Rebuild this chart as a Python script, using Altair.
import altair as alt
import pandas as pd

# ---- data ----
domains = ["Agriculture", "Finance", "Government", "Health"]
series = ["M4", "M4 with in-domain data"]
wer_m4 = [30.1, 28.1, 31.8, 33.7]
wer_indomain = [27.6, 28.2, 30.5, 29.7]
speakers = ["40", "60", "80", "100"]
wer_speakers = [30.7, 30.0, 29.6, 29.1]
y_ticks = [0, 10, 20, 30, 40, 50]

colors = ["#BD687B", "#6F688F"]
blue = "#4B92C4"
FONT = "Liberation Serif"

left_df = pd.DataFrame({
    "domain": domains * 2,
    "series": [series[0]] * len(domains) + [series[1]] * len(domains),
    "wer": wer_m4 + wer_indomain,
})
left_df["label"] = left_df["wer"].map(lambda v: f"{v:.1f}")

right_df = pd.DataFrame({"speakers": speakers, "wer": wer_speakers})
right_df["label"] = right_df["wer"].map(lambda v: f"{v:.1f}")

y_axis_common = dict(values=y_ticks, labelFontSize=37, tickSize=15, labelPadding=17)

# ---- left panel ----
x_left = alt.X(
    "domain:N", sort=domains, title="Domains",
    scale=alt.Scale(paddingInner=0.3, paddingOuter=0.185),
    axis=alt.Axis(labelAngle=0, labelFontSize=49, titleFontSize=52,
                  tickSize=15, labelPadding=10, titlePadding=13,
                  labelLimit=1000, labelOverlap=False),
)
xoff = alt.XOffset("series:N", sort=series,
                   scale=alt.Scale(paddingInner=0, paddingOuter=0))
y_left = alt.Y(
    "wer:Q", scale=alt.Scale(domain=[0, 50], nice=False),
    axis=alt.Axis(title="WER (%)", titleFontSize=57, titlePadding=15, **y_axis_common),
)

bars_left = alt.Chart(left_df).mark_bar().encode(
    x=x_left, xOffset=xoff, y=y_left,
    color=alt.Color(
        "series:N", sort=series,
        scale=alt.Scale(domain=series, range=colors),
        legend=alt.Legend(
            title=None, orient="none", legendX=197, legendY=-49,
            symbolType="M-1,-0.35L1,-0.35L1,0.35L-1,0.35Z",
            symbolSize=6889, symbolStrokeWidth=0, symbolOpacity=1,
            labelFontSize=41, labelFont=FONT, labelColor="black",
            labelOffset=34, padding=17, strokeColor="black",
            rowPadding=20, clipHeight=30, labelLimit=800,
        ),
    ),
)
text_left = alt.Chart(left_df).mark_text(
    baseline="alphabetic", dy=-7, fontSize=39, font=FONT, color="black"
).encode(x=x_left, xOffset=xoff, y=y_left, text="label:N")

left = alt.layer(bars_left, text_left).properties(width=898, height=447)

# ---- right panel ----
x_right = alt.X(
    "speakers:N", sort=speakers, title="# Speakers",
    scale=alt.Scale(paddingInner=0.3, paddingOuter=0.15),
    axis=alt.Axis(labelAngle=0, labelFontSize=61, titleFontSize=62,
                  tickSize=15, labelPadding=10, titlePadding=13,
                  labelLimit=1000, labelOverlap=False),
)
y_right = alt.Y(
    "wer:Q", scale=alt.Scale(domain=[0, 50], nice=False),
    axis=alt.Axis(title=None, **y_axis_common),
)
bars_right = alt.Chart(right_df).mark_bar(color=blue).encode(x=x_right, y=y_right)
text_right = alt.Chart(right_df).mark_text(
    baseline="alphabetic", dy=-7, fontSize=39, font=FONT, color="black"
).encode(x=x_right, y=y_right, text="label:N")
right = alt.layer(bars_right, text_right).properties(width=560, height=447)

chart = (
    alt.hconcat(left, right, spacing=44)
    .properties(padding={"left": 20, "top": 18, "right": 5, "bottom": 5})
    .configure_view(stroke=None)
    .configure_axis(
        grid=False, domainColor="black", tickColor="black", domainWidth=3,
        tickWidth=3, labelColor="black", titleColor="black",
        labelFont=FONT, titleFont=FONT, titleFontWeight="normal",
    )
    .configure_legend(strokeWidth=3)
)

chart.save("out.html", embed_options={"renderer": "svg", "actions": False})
------
Exercise
Extract all of the data shown above and repeat it verbatim.

Finished exercise
Rebuild this chart as a Python script, using Altair.
import altair as alt
import pandas as pd

# ---- data ----
domains = ["Agriculture", "Finance", "Government", "Health"]
series = ["M4", "M4 with in-domain data"]
wer_m4 = [30.1, 28.1, 31.8, 33.7]
wer_indomain = [27.6, 28.2, 30.5, 29.7]
speakers = ["40", "60", "80", "100"]
wer_speakers = [30.7, 30.0, 29.6, 29.1]
y_ticks = [0, 10, 20, 30, 40, 50]

colors = ["#BD687B", "#6F688F"]
blue = "#4B92C4"
FONT = "Liberation Serif"

left_df = pd.DataFrame({
    "domain": domains * 2,
    "series": [series[0]] * len(domains) + [series[1]] * len(domains),
    "wer": wer_m4 + wer_indomain,
})
left_df["label"] = left_df["wer"].map(lambda v: f"{v:.1f}")

right_df = pd.DataFrame({"speakers": speakers, "wer": wer_speakers})
right_df["label"] = right_df["wer"].map(lambda v: f"{v:.1f}")

y_axis_common = dict(values=y_ticks, labelFontSize=37, tickSize=15, labelPadding=17)

# ---- left panel ----
x_left = alt.X(
    "domain:N", sort=domains, title="Domains",
    scale=alt.Scale(paddingInner=0.3, paddingOuter=0.185),
    axis=alt.Axis(labelAngle=0, labelFontSize=49, titleFontSize=52,
                  tickSize=15, labelPadding=10, titlePadding=13,
                  labelLimit=1000, labelOverlap=False),
)
xoff = alt.XOffset("series:N", sort=series,
                   scale=alt.Scale(paddingInner=0, paddingOuter=0))
y_left = alt.Y(
    "wer:Q", scale=alt.Scale(domain=[0, 50], nice=False),
    axis=alt.Axis(title="WER (%)", titleFontSize=57, titlePadding=15, **y_axis_common),
)

bars_left = alt.Chart(left_df).mark_bar().encode(
    x=x_left, xOffset=xoff, y=y_left,
    color=alt.Color(
        "series:N", sort=series,
        scale=alt.Scale(domain=series, range=colors),
        legend=alt.Legend(
            title=None, orient="none", legendX=197, legendY=-49,
            symbolType="M-1,-0.35L1,-0.35L1,0.35L-1,0.35Z",
            symbolSize=6889, symbolStrokeWidth=0, symbolOpacity=1,
            labelFontSize=41, labelFont=FONT, labelColor="black",
            labelOffset=34, padding=17, strokeColor="black",
            rowPadding=20, clipHeight=30, labelLimit=800,
        ),
    ),
)
text_left = alt.Chart(left_df).mark_text(
    baseline="alphabetic", dy=-7, fontSize=39, font=FONT, color="black"
).encode(x=x_left, xOffset=xoff, y=y_left, text="label:N")

left = alt.layer(bars_left, text_left).properties(width=898, height=447)

# ---- right panel ----
x_right = alt.X(
    "speakers:N", sort=speakers, title="# Speakers",
    scale=alt.Scale(paddingInner=0.3, paddingOuter=0.15),
    axis=alt.Axis(labelAngle=0, labelFontSize=61, titleFontSize=62,
                  tickSize=15, labelPadding=10, titlePadding=13,
                  labelLimit=1000, labelOverlap=False),
)
y_right = alt.Y(
    "wer:Q", scale=alt.Scale(domain=[0, 50], nice=False),
    axis=alt.Axis(title=None, **y_axis_common),
)
bars_right = alt.Chart(right_df).mark_bar(color=blue).encode(x=x_right, y=y_right)
text_right = alt.Chart(right_df).mark_text(
    baseline="alphabetic", dy=-7, fontSize=39, font=FONT, color="black"
).encode(x=x_right, y=y_right, text="label:N")
right = alt.layer(bars_right, text_right).properties(width=560, height=447)

chart = (
    alt.hconcat(left, right, spacing=44)
    .properties(padding={"left": 20, "top": 18, "right": 5, "bottom": 5})
    .configure_view(stroke=None)
    .configure_axis(
        grid=False, domainColor="black", tickColor="black", domainWidth=3,
        tickWidth=3, labelColor="black", titleColor="black",
        labelFont=FONT, titleFont=FONT, titleFontWeight="normal",
    )
    .configure_legend(strokeWidth=3)
)

chart.save("out.html", embed_options={"renderer": "svg", "actions": False})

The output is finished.